Ullman pointed to a months-long major oil spill from a drilling platform in Australia’s Timor Sea that caused “devastating effects” to the marine environment there.

“If you put the submerged state lands on the market to the high bidder, an oil spill is not a matter of if but when,” Ullman said.

Johnson said from Tallahassee that even if the House bill is introduced, it appears unlikely that a companion bill will be passed by the Florida Senate.

A Senate bill on oil drilling has made little headway since being introduced March 11. The legislative session ends April 30.

“There’s not enough time and not enough interest on the Senate side for anything to go through this year,” Johnson said.

But in 2011, drilling advocates will take leadership positions in both the Senate and house, he said.

An April 6 spill from a crude-oil pipeline off Louisiana should serve as a warning, say Florida conservationists. The U.S. Coast Guard said the estimated 18,000 gallons of crude oil affected “an area of approximately 160 square miles,” including portions of the Delta National Wildlife Refuge.

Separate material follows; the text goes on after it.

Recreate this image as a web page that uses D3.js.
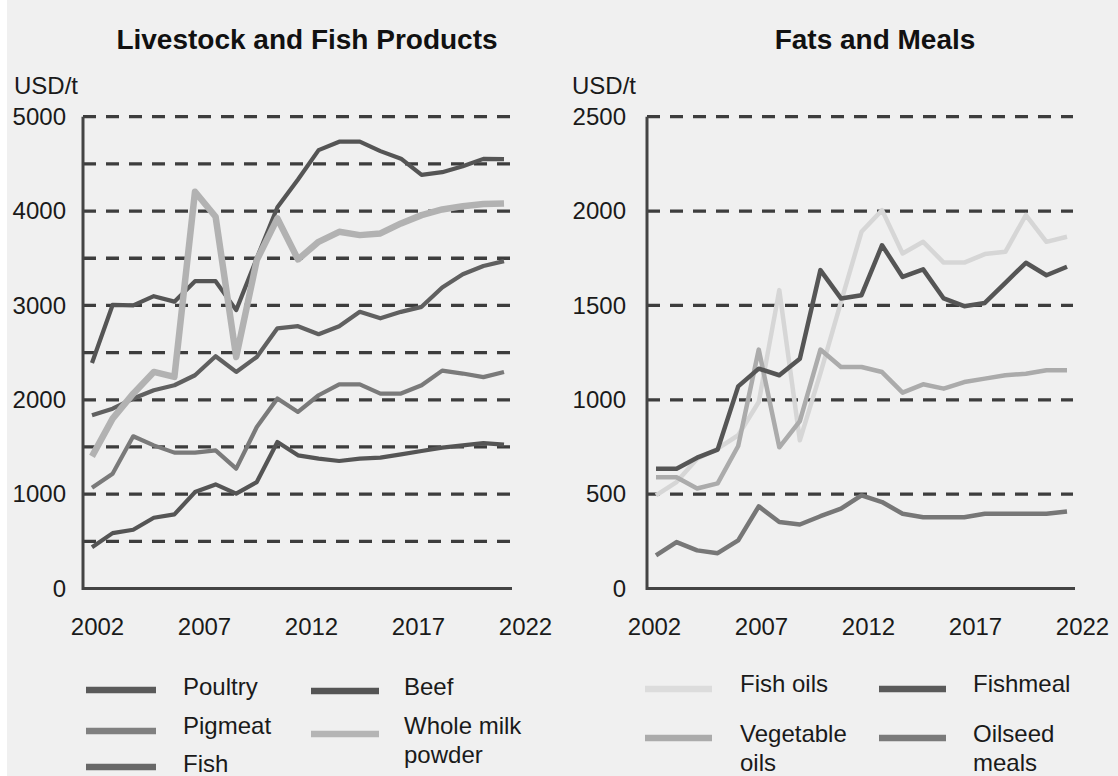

“Introducing a bill to allow oil drilling in our nearshore waters in the midst of Louisiana’s ongoing oil spill cleanup is a twisted bit of irony,” said Mark Ferrulo, executive director of Progress Florida.

Several Monroe County groups — including the Key West City Commission, the Key West Chamber of Commerce and the Keys National Marine Sanctuary Advisory Council — have passed resolutions calling for continued bans on Gulf drilling.

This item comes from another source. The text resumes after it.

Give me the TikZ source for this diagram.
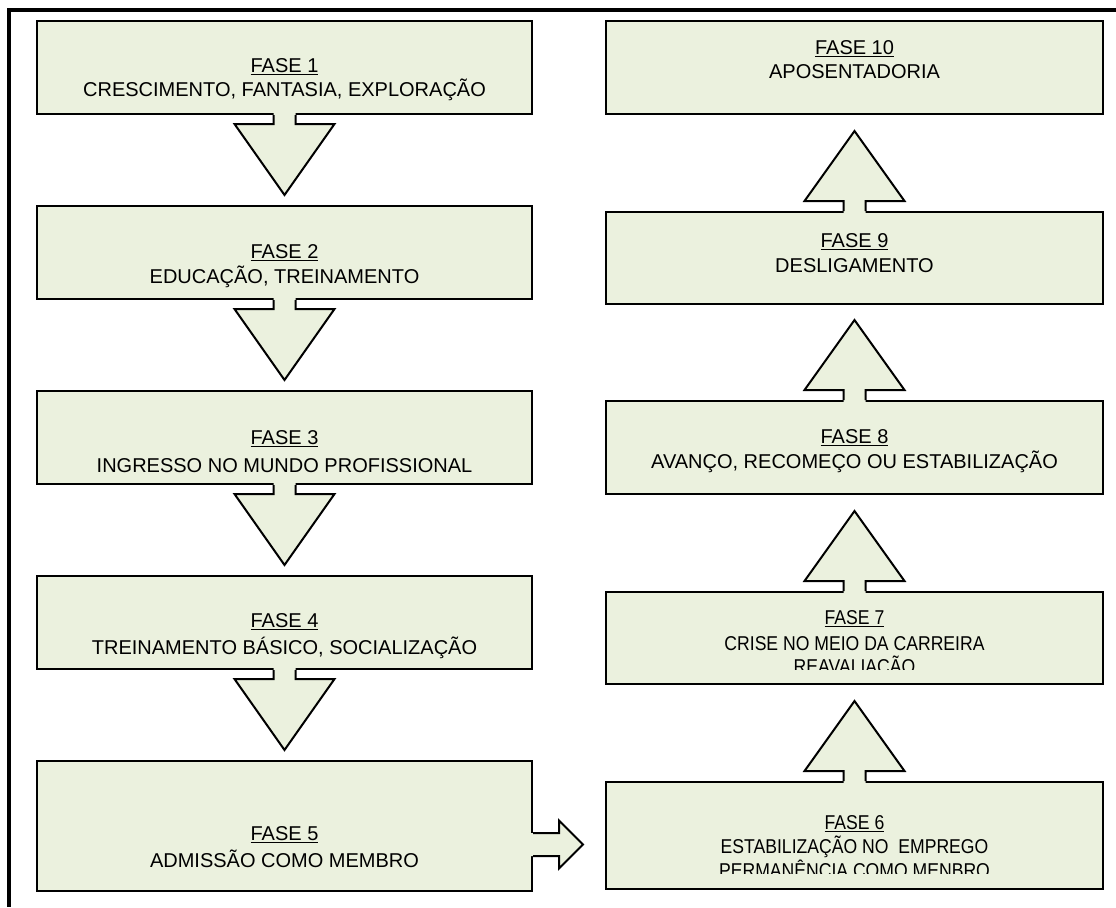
\documentclass[tikz,border=0pt]{standalone}
\usepackage{fontspec}
\usepackage{graphicx}
\setmainfont{Liberation Sans}
\usetikzlibrary{fit,calc}
\definecolor{boxgreen}{RGB}{235,241,222}
\newcommand\narrowtxt[1]{\scalebox{0.88}[1]{#1}}
\newcommand\phasebox[5]{%
  \path (#2,#3) coordinate (#1-nw) (#4,#5) coordinate (#1-se);
  \node[phase, fit=(#1-nw)(#1-se)] (#1) {};}
\newcommand\arrDown[1]{%
  \begin{scope}[shift={(#1.south)}]
    \fill[boxgreen] (-11,-3) -- (-11,9) -- (-50,9) -- (0,80) -- (50,9) -- (11,9) -- (11,-3) -- cycle;
    \draw[arrline] (-11,0) -- (-11,9) -- (-50,9) -- (0,80) -- (50,9) -- (11,9) -- (11,0);
  \end{scope}}
\newcommand\arrUp[1]{%
  \begin{scope}[shift={(#1.north)}]
    \fill[boxgreen] (-11,3) -- (-11,-10) -- (-50,-10) -- (0,-80) -- (50,-10) -- (11,-10) -- (11,3) -- cycle;
    \draw[arrline] (-11,0) -- (-11,-10) -- (-50,-10) -- (0,-80) -- (50,-10) -- (11,-10) -- (11,0);
  \end{scope}}
\begin{document}
\begin{tikzpicture}[x=0.75pt,y=-0.75pt,
  phase/.style={draw=black, fill=boxgreen, line width=1.5pt, inner sep=0pt},
  lbl/.style={anchor=base, inner sep=0pt, font=\fontsize{15}{18}\selectfont},
  arrline/.style={draw=black, line width=1.5pt, line join=miter},
  frame/.style={draw=black, line width=3.4pt}]
\useasboundingbox (0,0) rectangle (1116,907);
% outer frame
\coordinate (fr-a) at (7,10);
\coordinate (fr-b) at (1116,10);
\coordinate (fr-c) at (9.2,8);
\coordinate (fr-d) at (9.2,907);
\draw[frame] (fr-a) -- (fr-b);
\draw[frame] (fr-c) -- (fr-d);
% left column
\phasebox{b1}{37}{21}{532}{114}
\phasebox{b2}{37}{206}{532}{299}
\phasebox{b3}{37}{391}{532}{484}
\phasebox{b4}{37}{576}{532}{669}
\phasebox{b5}{37}{761}{532}{891}
% right column
\phasebox{b10}{606}{21}{1103}{114}
\phasebox{b9}{606}{212}{1103}{304}
\phasebox{b8}{606}{401}{1103}{494}
\phasebox{b7}{606}{592}{1103}{684}
\phasebox{b6}{606}{782}{1103}{889}
% arrows
\arrDown{b1}
\arrDown{b2}
\arrDown{b3}
\arrDown{b4}
\arrUp{b6}
\arrUp{b7}
\arrUp{b8}
\arrUp{b9}
\begin{scope}[shift={($(b5.east)+(0,18.5)$)}]
  \fill[boxgreen] (-3,-11.5) -- (26,-11.5) -- (26,-24) -- (50,0) -- (26,24) -- (26,11.5) -- (-3,11.5) -- cycle;
  \draw[arrline] (0,-11.5) -- (26,-11.5) -- (26,-24) -- (50,0) -- (26,24) -- (26,11.5) -- (0,11.5);
\end{scope}
% texts left
\node[lbl] (t1a) at (284.5,72) {\underline{FASE 1}};
\node[lbl] (t1b) at (284.5,96) {CRESCIMENTO, FANTASIA, EXPLORAÇÃO};
\node[lbl] (t2a) at (284.5,258) {\underline{FASE 2}};
\node[lbl] (t2b) at (284.5,283) {EDUCAÇÃO, TREINAMENTO};
\node[lbl] (t3a) at (284.5,444) {\underline{FASE 3}};
\node[lbl] (t3b) at (284.5,472) {INGRESSO NO MUNDO PROFISSIONAL};
\node[lbl] (t4a) at (284.5,627) {\underline{FASE 4}};
\node[lbl] (t4b) at (284.5,654) {TREINAMENTO BÁSICO, SOCIALIZAÇÃO};
\node[lbl] (t5a) at (284.5,840) {\underline{FASE 5}};
\node[lbl] (t5b) at (284.5,867) {ADMISSÃO COMO MEMBRO};
% texts right
\node[lbl] (t10a) at (854.5,54) {\underline{FASE 10}};
\node[lbl] (t10b) at (854.5,78) {APOSENTADORIA};
\node[lbl] (t9a) at (854.5,247) {\underline{FASE 9}};
\node[lbl] (t9b) at (854.5,272) {DESLIGAMENTO};
\node[lbl] (t8a) at (854.5,443) {\underline{FASE 8}};
\node[lbl] (t8b) at (854.5,468) {AVANÇO, RECOMEÇO OU ESTABILIZAÇÃO};
\node[lbl] (t7a) at (854.5,624) {\narrowtxt{\underline{FASE 7}}};
\node[lbl] (t7b) at (854.5,650) {\narrowtxt{CRISE NO MEIO DA CARREIRA}};
\begin{scope}
  \clip (606,655) rectangle (1103,669);
  \node[lbl] (t7c) at (854.5,673) {\narrowtxt{REAVALIAÇÃO}};
\end{scope}
\node[lbl] (t6a) at (854.5,829) {\narrowtxt{\underline{FASE 6}}};
\node[lbl] (t6b) at (854.5,853) {\narrowtxt{ESTABILIZAÇÃO NO\ \ EMPREGO}};
\begin{scope}
  \clip (606,858) rectangle (1103,873);
  \node[lbl] (t6c) at (854.5,877) {\narrowtxt{PERMANÊNCIA COMO MENBRO}};
\end{scope}
\end{tikzpicture}
\end{document}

“Despite advances in oil-drilling technology, there is no positive assurance that catastrophic damage to our coastline, beaches, plants and fish could be avoided during normal operating conditions or during storm situations,” says a Key West city resolution from November.

A federal plan unveiled March 31 proposes to open areas of the Gulf of Mexico that had been closed to oil exploration for decades.

Although President Obama and other officials said the areas lie at least 125 miles off Florida’s coast, they later acknowledged the draft zones come much closer to Dry Tortugas National Park and the Tortugas Ecological Reserves of the Florida Keys National Marine Sanctuary.